After lunch with the camera crew, dresser, make up guy, lighting guy and casting director The Family were ready for performance time.
Enjoy....(we did!)
 






 
 
 

Tuesday 2 July 2013

Is dementia catching?

So.
Dear Son.
FORGOT to take his mother to the dentist.
Bugger.

He took the day off - actually so he could watch his team Brazil in the final game of the Confederation's Cup - and then he twittered around the house all day, watching TV, playing with cats, scratching his bollocks....and sometime after 3 pm the dentist's staff telephoned to check whether Okaasan was ever coming to her appointment!
He completely forgot.

Embarrassing. Last week Okaasan got to her appointment 40 mins late after failing to find it. This time Dear Son had a mind blank. It's a one-man dentist business - so two mucked up appointments is very much wasted  time (like my business, so I sympathise). There will be major apologies when they go for the rescheduled appointment. He may even have to take another day off work to make sure she gets there because I am working out of town (more of THAT later!!!).

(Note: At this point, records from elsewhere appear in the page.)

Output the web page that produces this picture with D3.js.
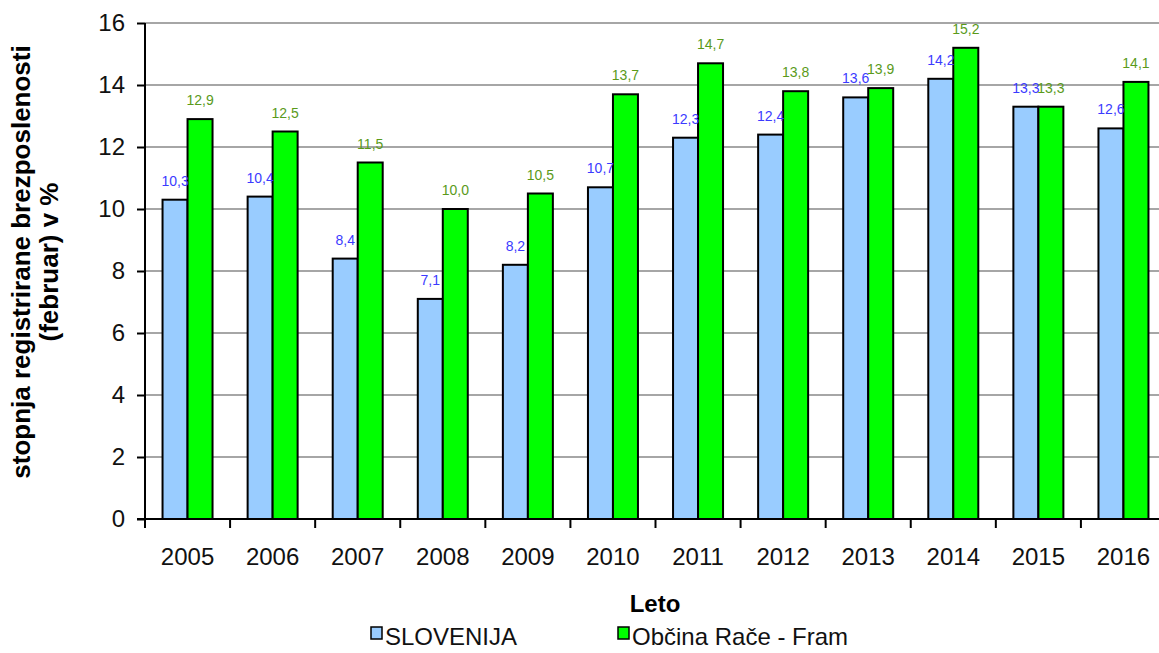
<!DOCTYPE html>
<html>
<head>
<meta charset="utf-8">
<script src="https://cdn.jsdelivr.net/npm/d3@7"></script>
<style>
  body { margin: 0; background: #fff; }
  svg { display: block; font-family: "Liberation Sans", Arial, sans-serif; }
</style>
</head>
<body>
<svg id="chart" width="1159" height="653"></svg>
<script>
// data
let years = ['2005','2006','2007','2008','2009','2010','2011','2012','2013','2014','2015','2016'];
let slovenija = [10.3, 10.4, 8.4, 7.1, 8.2, 10.7, 12.3, 12.4, 13.6, 14.2, 13.3, 12.6];
let raceFram = [12.9, 12.5, 11.5, 10.0, 10.5, 13.7, 14.7, 13.8, 13.9, 15.2, 13.3, 14.1];
let yTicks = [0, 2, 4, 6, 8, 10, 12, 14, 16];
let seriesNames = ['SLOVENIJA', 'Občina Rače - Fram'];

let colors = ['#99ccff', '#00ff00'];
let labelColors = ['#3b3bff', '#5a9a1a'];

let svg = d3.select('#chart');

// plot area (right edge runs past the picture like the original crop)
let plotL = 145, plotR = 1166, plotT = 23, plotB = 519;

let x = d3.scaleBand()
  .domain(years)
  .range([plotL, plotR])
  .paddingInner(0)
  .paddingOuter(0);

let y = d3.scaleLinear()
  .domain([0, 16])
  .range([plotB, plotT]);

let barW = 25;

// gridlines
svg.append('g')
  .attr('class', 'grid')
  .selectAll('line')
  .data(yTicks.filter(d => d > 0))
  .enter()
  .append('line')
  .attr('x1', plotL)
  .attr('x2', 1159)
  .attr('y1', d => y(d))
  .attr('y2', d => y(d))
  .style('stroke', '#a6a6a6')
  .style('stroke-width', '2px');

// y axis
let yAxis = svg.append('g')
  .attr('transform', `translate(${plotL},0)`)
  .call(d3.axisLeft(y).tickValues(yTicks).tickSize(8).tickPadding(12));
yAxis.select('.domain').remove();
yAxis.selectAll('line').style('stroke', '#000').style('stroke-width', '2px');
yAxis.selectAll('text')
  .style('font-size', '24px')
  .style('fill', '#111')
  .style('font-family', '"Liberation Sans", Arial, sans-serif');

// bars
let pairs = years.map((yr, i) => ({ year: yr, values: [slovenija[i], raceFram[i]] }));

let groups = svg.append('g')
  .attr('class', 'bars')
  .selectAll('g.pair')
  .data(pairs)
  .enter()
  .append('g')
  .attr('class', 'pair')
  .attr('transform', d => `translate(${x(d.year) + x.bandwidth() / 2},0)`);

groups.selectAll('rect')
  .data(d => d.values)
  .enter()
  .append('rect')
  .attr('x', (d, i) => (i - 1) * barW)
  .attr('y', d => y(d))
  .attr('width', barW)
  .attr('height', d => plotB - y(d))
  .style('fill', (d, i) => colors[i])
  .style('stroke', '#000')
  .style('stroke-width', '2px');

groups.selectAll('text')
  .data(d => d.values)
  .enter()
  .append('text')
  .attr('x', (d, i) => (i - 1) * barW + barW / 2)
  .attr('y', d => y(d) - 14)
  .attr('text-anchor', 'middle')
  .style('font-size', '14px')
  .style('fill', (d, i) => labelColors[i])
  .text(d => d.toFixed(1).replace('.', ','));

// y axis line drawn over bars
svg.append('line')
  .attr('x1', plotL).attr('x2', plotL)
  .attr('y1', plotT).attr('y2', plotB + 1)
  .style('stroke', '#000')
  .style('stroke-width', '2px');

// x axis
svg.append('line')
  .attr('x1', plotL - 8).attr('x2', 1159)
  .attr('y1', plotB).attr('y2', plotB)
  .style('stroke', '#000')
  .style('stroke-width', '2px');

svg.append('g')
  .selectAll('line')
  .data(years)
  .enter()
  .append('line')
  .attr('x1', d => x(d)).attr('x2', d => x(d))
  .attr('y1', plotB).attr('y2', plotB + 9)
  .style('stroke', '#000')
  .style('stroke-width', '2px');

svg.append('g')
  .selectAll('text')
  .data(years)
  .enter()
  .append('text')
  .attr('x', d => x(d) + x.bandwidth() / 2)
  .attr('y', 565)
  .attr('text-anchor', 'middle')
  .style('font-size', '24px')
  .style('fill', '#111')
  .text(d => d);

// axis titles
svg.append('text')
  .attr('x', 655)
  .attr('y', 612)
  .attr('text-anchor', 'middle')
  .style('font-size', '24px')
  .style('font-weight', 'bold')
  .style('fill', '#000')
  .text('Leto');

let yTitle = svg.append('text')
  .attr('transform', 'translate(0,262) rotate(-90)')
  .attr('text-anchor', 'middle')
  .style('font-size', '26px')
  .style('font-weight', 'bold')
  .style('fill', '#000');
yTitle.append('tspan').attr('x', 0).attr('y', 30).text('stopnja registrirane brezposlenosti');
yTitle.append('tspan').attr('x', 0).attr('y', 58).text('(februar) v %');

// legend
let legendX = [371, 618];
let legend = svg.append('g')
  .selectAll('g')
  .data(seriesNames)
  .enter()
  .append('g')
  .attr('transform', (d, i) => `translate(${legendX[i]},627)`);

legend.append('rect')
  .attr('width', 11)
  .attr('height', 12)
  .style('fill', (d, i) => colors[i])
  .style('stroke', '#000')
  .style('stroke-width', '1.5px');

legend.append('text')
  .attr('x', 14)
  .attr('y', 18)
  .style('font-size', '24px')
  .style('fill', '#111')
  .text(d => d);
</script>
</body>
</html>
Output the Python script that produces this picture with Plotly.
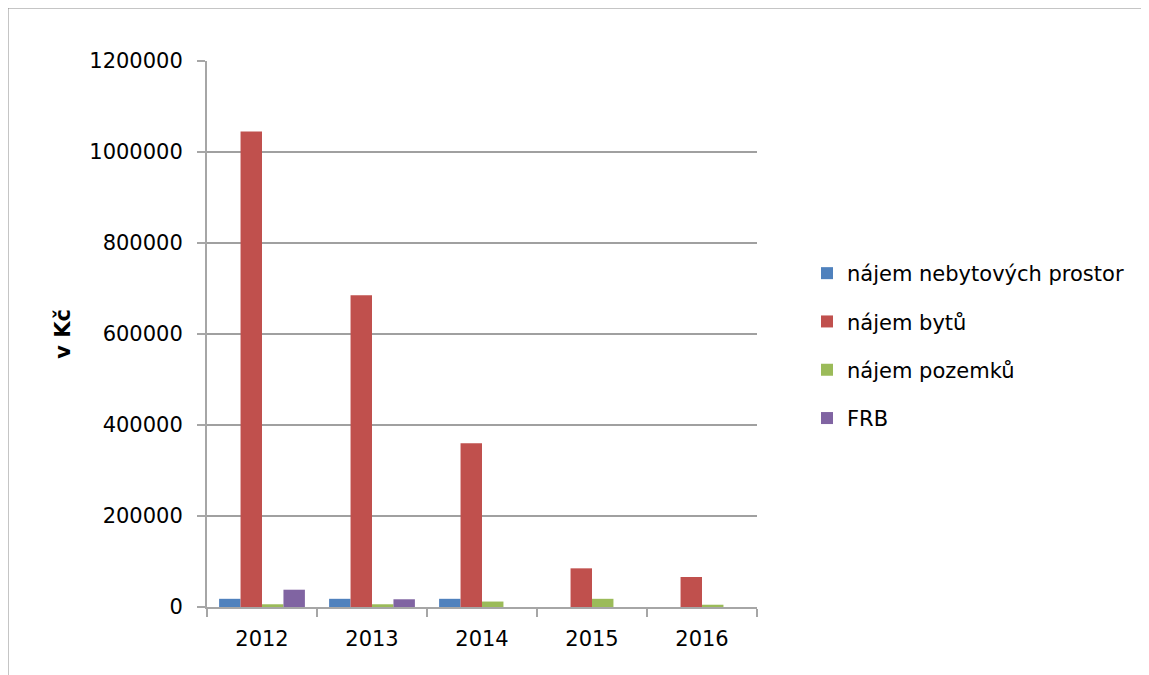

Actually I think he was pretty shocked. Recently he forgot several other appointments too - he is just a little paranoid about what this means.
I think it just means he should stop scratching his bollocks so much. And focus.

Otherwise all well here.
Last week day care took their charges out for a cheap sushi lunch at a revolving sushi bar. Okaasan loved it. She was ready to go well in advance, and she has been talking about it since then. She hardly ever talks about day care after she's been - not much more than a general "Yes, it was fun" - but this time the sushi outing clearly made her happy and she has remembered it.

And I escaped for the weekend and went to visit friends who run the family onsen - and to visit 5 big gardens out in the center of Hokkaido. Mainly British style gardens - blue sky and sunshine - flowers and food such as carrot cake and scones.....happiness for an ex-pat Brit.